When using a system powered by the sun, you might assume that high temperatures are a given. And while the panels and associated equipment will certainly become quite hot, allowing ambient temperatures to rise too much can negatively impact the output of your system. The Fronius grid tie inverter or other solar inverters are especially impacted by these high temperatures and hot spots; the hotter they get, the less efficiently they’ll convert DC to AC power. With passive cooling technology, you can lose as much as 15% of your power due to high ambient temperatures when compared to active cooling technology.

But beyond efficiency, high temperatures can also affect the life expectancy of your solar inverters. Allowing these electronics to overheat will cause them to break down more quickly, requiring more frequent replacement. In fact, a common rule of thumb in the solar power industry is that every 10-degree (Celsius) rise in temperature will cut the service life of your equipment in half.

Active cooling technology cools electronic components in a more targeted manner with internal fans, extending the service life of these electronics. By keeping your equipment cool, you’ll not only be getting more power from your solar panels, but you’ll also be saving money on repairs and replacements in the long run.


Improving Flexibility in System Design

Every solar-powered home has its own unique design that provides that residence with the optimum amount of power and efficiency. But sometimes, the design and installation of a system is limited by the equipment you have to use. In the case of passive cooling systems, only one module string can typically be connected to each tracker, due to high amperages causing higher temperatures in the components.

Actively cooled equipment, however, is able to dissipate more heat. This permits those higher amperages that come from connecting multiple module strings per tracker, allowing for greater flexibility in system design. The actual installation for actively cooled inverters is also much more flexible, as the inverters draw cool air in from the side, and dissipate the heated air upwards. This means that inverters with active cooling technology can be installed horizontally, vertically, and even flat; inverters with passive cooling, however, can only be mounted at a 90-degree vertical angle.

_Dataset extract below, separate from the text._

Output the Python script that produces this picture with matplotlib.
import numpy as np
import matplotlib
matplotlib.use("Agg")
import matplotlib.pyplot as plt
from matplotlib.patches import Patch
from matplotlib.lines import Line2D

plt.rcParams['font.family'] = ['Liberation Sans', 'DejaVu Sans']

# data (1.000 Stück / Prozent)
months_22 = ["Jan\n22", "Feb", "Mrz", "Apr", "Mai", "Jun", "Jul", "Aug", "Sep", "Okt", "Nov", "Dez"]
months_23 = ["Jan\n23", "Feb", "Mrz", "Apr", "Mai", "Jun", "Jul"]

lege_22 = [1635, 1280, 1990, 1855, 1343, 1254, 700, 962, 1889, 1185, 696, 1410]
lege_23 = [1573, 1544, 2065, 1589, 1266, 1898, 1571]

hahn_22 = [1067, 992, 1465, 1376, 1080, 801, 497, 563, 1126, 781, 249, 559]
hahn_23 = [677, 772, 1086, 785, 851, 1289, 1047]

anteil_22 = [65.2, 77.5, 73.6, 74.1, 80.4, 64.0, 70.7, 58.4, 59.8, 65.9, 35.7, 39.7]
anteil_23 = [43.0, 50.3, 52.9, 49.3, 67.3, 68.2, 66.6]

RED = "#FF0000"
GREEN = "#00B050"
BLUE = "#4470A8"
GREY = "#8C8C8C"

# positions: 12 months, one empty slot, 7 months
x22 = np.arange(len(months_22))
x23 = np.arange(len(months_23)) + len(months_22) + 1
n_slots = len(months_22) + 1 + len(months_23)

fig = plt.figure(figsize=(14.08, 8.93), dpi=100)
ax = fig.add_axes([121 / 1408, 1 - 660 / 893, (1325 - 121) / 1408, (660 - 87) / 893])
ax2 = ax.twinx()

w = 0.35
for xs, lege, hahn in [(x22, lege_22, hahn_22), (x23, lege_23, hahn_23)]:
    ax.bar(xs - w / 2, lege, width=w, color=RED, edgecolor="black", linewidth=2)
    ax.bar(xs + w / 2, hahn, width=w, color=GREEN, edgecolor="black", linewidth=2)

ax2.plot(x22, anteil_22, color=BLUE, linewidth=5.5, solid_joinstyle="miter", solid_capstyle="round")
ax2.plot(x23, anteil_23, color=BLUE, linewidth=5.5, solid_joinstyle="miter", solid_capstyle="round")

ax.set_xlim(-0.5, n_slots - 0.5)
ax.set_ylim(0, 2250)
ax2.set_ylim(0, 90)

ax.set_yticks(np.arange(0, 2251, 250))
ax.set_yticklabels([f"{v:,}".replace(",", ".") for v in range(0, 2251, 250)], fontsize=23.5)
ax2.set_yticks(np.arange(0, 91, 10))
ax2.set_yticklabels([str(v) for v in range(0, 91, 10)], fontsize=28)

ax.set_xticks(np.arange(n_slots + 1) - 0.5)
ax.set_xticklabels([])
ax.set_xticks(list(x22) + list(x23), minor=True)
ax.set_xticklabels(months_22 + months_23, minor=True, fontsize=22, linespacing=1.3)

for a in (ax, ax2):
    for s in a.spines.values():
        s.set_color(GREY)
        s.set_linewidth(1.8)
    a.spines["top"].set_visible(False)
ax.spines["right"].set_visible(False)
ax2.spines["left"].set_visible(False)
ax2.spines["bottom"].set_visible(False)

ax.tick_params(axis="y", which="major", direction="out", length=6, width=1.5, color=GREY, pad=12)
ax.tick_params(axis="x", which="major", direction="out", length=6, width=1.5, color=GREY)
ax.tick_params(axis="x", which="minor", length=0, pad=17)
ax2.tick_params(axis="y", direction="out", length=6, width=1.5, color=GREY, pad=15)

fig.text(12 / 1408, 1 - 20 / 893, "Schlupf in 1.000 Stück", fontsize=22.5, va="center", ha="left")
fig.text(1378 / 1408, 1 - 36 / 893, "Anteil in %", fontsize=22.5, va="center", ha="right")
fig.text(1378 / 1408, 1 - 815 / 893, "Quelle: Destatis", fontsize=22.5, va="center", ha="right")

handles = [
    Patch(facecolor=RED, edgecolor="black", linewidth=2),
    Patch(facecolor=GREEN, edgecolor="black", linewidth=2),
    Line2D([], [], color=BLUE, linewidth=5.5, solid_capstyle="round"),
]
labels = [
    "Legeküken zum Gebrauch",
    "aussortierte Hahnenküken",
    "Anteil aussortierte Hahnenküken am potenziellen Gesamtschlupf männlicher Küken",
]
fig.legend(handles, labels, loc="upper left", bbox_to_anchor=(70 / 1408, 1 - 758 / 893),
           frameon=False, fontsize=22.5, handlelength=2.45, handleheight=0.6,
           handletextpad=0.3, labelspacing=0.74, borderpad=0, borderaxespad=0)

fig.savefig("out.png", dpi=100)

And, because they’re more efficient in their cooling—dissipating up to 5 times the amount of heat as passive cooling technology—actively cooled inverters can also be installed in areas with higher levels of solar radiation without concern.


Cooling Other Equipment

It’s important to note that your solar inverters are not the only equipment that needs to be kept cool in order to maintain efficiency and prolong their service life. Extremely high temperatures can impact all parts of your solar power system, including the solar panels. There are many different techniques used to cool photovoltaic solar panels, including the following:

  • Ribbed wall heat sink cooling
  • Array air duct cooling (beneath the solar panel)
  • Water spray cooling
  • Back surface water cooling
  • Cooling hydrogel
  • And more

When discussing the design and installation of your solar power system, be sure to speak to your contractor regarding the cooling of the equipment. You’ll want to ensure that the panels have proper cooling measures already installed, and that your other equipment within your solar-powered energy system has a way of being kept cool as well.


Investing in a Cooling System

If you’re planning to invest in solar power for your home, you need to ensure that you are protecting that investment. One of the best ways to do this is to also invest in proper cooling equipment for all of the associated solar equipment, from the panels to the Fronius solar inverters. Regardless of what type of inverter you have—be it a Fronius single-phase inverter or a Fronius three-phase inverter—this piece of equipment will be more efficient, have fewer breakdowns, and require less maintenance if your system utilizes active cooling technology.

While the lifespans of solar inverters can vary, on average, this piece of equipment should last you about 10 years. But as mentioned above, a temperature increase of just 10 degrees Celsius can cut that life expectancy in half, forcing you to use 2 inverters every 10 years instead of 1, doubling your costs for this piece of equipment alone. Investing in active cooling upfront will prolong your inverters’ lifespan. Effective, modern cooling technology is a way to protect your investment in solar power.

If you’re choosing to invest in solar power, it’s important to protect that investment. Protect your Fronius solar inverter—and all other equipment in your system—by employing active cooling technology over passive cooling techniques.